Don't freeze up when the challenges come
It's a totally natural thing for your prospective boss to probe your experience for potential problems. Let's face it, when you buy a new car or a new home, you'll want to ask questions to make sure that your investment is a good one. Like it or not, you are a "big ticket" item that your prospective boss will have to make a major investment in. So it's not at all unreasonable if your interviewer wants to reassure himself that the picture you've painted about yourself is accurate; that you haven't left off anything about yourself that would alter his assessment of you. Keep in mind that when your prospective boss agreed to an interview with you, he must have been impressed with your background. Either your resume or cover letter sold him on you, or the employment agent or executive recruiter recommended you highly. Whatever the reason, your prospective boss must have thought well of you before you met, or he wouldn't have wasted his time getting together with you in the first place. So don't feel that the tough questions are to discredit you. Not at all. They're simply to help your prospective boss reassure himself that he's making the right decision.
Stay calm, keep positive - even if it hurts
Some interviews could raise the hackles of a Nobel Peace Prize winner. They ask their challenging questions in such a way as to bring you to a boil. Don't fall prey to this tactic. Stay cool. Remember that the cross-examination is the one portion of your interview that is most similar to what a meeting would be like between you and your prospective boss should you join his company. If you become defensive-even if it would be reasonable to do so-it could keep you from getting the job. If you tense up because someone questions your credibility on some point, your prospective boss is likely to think that you'd tense up under similar conditions if you got the job. On the other hand, if you take tough questions in stride-see them simply as an opportunity for your prospective employer to confirm that you are as "buttoned up" as you have appeared to be earlier in your interview-and handle challenges matter-of-factly, your interviewer has to say to himself: "This person would be easy to work with even if the going gets rough."
Keep the cross - examination the shortest part of your interview
The longer you dwell on your interviewer's doubts, the more he'll remember them. If you spend ten minutes of a one-hour meeting validating your interviewer's concerns about you, that's one-sixth of the total time. But if you let the challenges drag on for thirty minutes, you've spent half your time with your prospective boss defending yourself. At this point, you're probably saying to yourself that keeping the time spent on cross-examination short is not easily done. You're right. But it can be done.

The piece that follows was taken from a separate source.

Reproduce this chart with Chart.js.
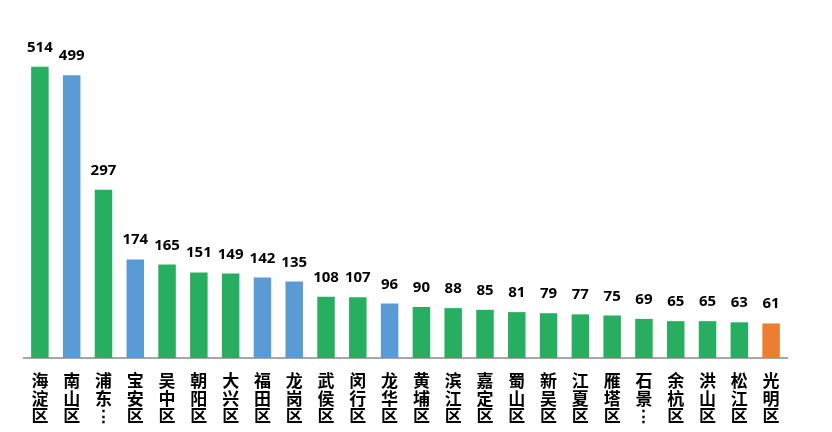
<!DOCTYPE html>
<html>
<head>
<meta charset="utf-8">
<script src="https://cdn.jsdelivr.net/npm/chart.js@4/dist/chart.umd.min.js"></script>
<style>
  html, body { margin: 0; padding: 0; background: #ffffff; }
  #wrap { width: 832px; height: 432px; }
</style>
</head>
<body>
<div id="wrap"><canvas id="c" width="832" height="432"></canvas></div>
<script>
const categories = ['海淀区','南山区','浦东新区','宝安区','吴中区','朝阳区','大兴区','福田区','龙岗区','武侯区','闵行区','龙华区','黄埔区','滨江区','嘉定区','蜀山区','新吴区','江夏区','雁塔区','石景山区','余杭区','洪山区','松江区','光明区'];
const tickLabels = [['海','淀','区'],['南','山','区'],['浦','东','⋮'],['宝','安','区'],['吴','中','区'],['朝','阳','区'],['大','兴','区'],['福','田','区'],['龙','岗','区'],['武','侯','区'],['闵','行','区'],['龙','华','区'],['黄','埔','区'],['滨','江','区'],['嘉','定','区'],['蜀','山','区'],['新','吴','区'],['江','夏','区'],['雁','塔','区'],['石','景','⋮'],['余','杭','区'],['洪','山','区'],['松','江','区'],['光','明','区']];
const values = [514,499,297,174,165,151,149,142,135,108,107,96,90,88,85,81,79,77,75,69,65,65,63,61];
const groups = ['g','b','g','b','g','g','g','b','b','g','g','b','g','g','g','g','g','g','g','g','g','g','g','o'];
const palette = { g: '#27ae60', b: '#5b9bd5', o: '#ed7d31' };

const valueLabels = {
  id: 'valueLabels',
  afterDatasetsDraw(chart) {
    const ctx = chart.ctx;
    const meta = chart.getDatasetMeta(0);
    ctx.save();
    ctx.font = 'bold 15px "Open Sans", "Noto Sans", sans-serif';
    ctx.fillStyle = '#000000';
    ctx.textAlign = 'center';
    ctx.textBaseline = 'alphabetic';
    meta.data.forEach((bar, i) => {
      ctx.fillText(String(values[i]), bar.x, bar.y - 15);
    });
    ctx.restore();
  }
};

new Chart(document.getElementById('c'), {
  type: 'bar',
  data: {
    labels: tickLabels,
    datasets: [{
      data: values,
      backgroundColor: groups.map(g => palette[g]),
      borderWidth: 0,
      categoryPercentage: 1,
      barPercentage: 0.55
    }]
  },
  options: {
    responsive: false,
    animation: false,
    devicePixelRatio: 1,
    layout: { padding: { left: 24, right: 45, top: 18, bottom: 0 } },
    plugins: { legend: { display: false }, tooltip: { enabled: false } },
    scales: {
      x: {
        grid: { display: false },
        border: { display: true, color: '#a6a6a6', width: 2 },
        ticks: {
          autoSkip: false,
          maxRotation: 0,
          minRotation: 0,
          padding: 6,
          color: '#000000',
          font: { family: '"Noto Sans CJK SC", sans-serif', size: 17, weight: 'bold', lineHeight: 1.03 }
        },
        afterFit(scale) { scale.height = 74; }
      },
      y: {
        display: false,
        min: 0,
        max: 600
      }
    }
  },
  plugins: [valueLabels]
});
</script>
</body>
</html>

As in handling these objectives, the secret is in control. If you answer an interviewer's probing question and then sit back, you give him a chance to keep on digging. Why should he switch to other, potentially less dangerous topics when he's latched on to one that obviously concerns him? If, on the other hand, when you've finished answering your interviewer's tough questions, you immediately ask him a question or take up a topic concerned with his already expressed needs, you have a chance to redirect the conversation naturally to a more positive area. Let's say, for example, that your prospective boss challenges your background because the job he has to fill requires someone who can manage three hundred people, and in your present job you've only managed fifty. You could say that for you, the key to managing fifty people is delegation of responsibility and that if you managed three hundred people, you'd probably add one more layer of delegation. Then you could sit back thinking to yourself that you've answered his question well. On the other hand, you could offer the identical answer, and then, without a moment's hesitation, redirect the interviewer's thinking to a needs area alluded to earlier, by asking him to discuss it in depth, or by relating a worth point that is appropriate to it. Keep in mind that in conversation, one question naturally leads to another. You're entitled to ask yours once you've answered your interviewer's. One caution: be sure that the question or topic you raise leads to a discussion that is on safer ground. Don't ask questions that could keep the challenge going.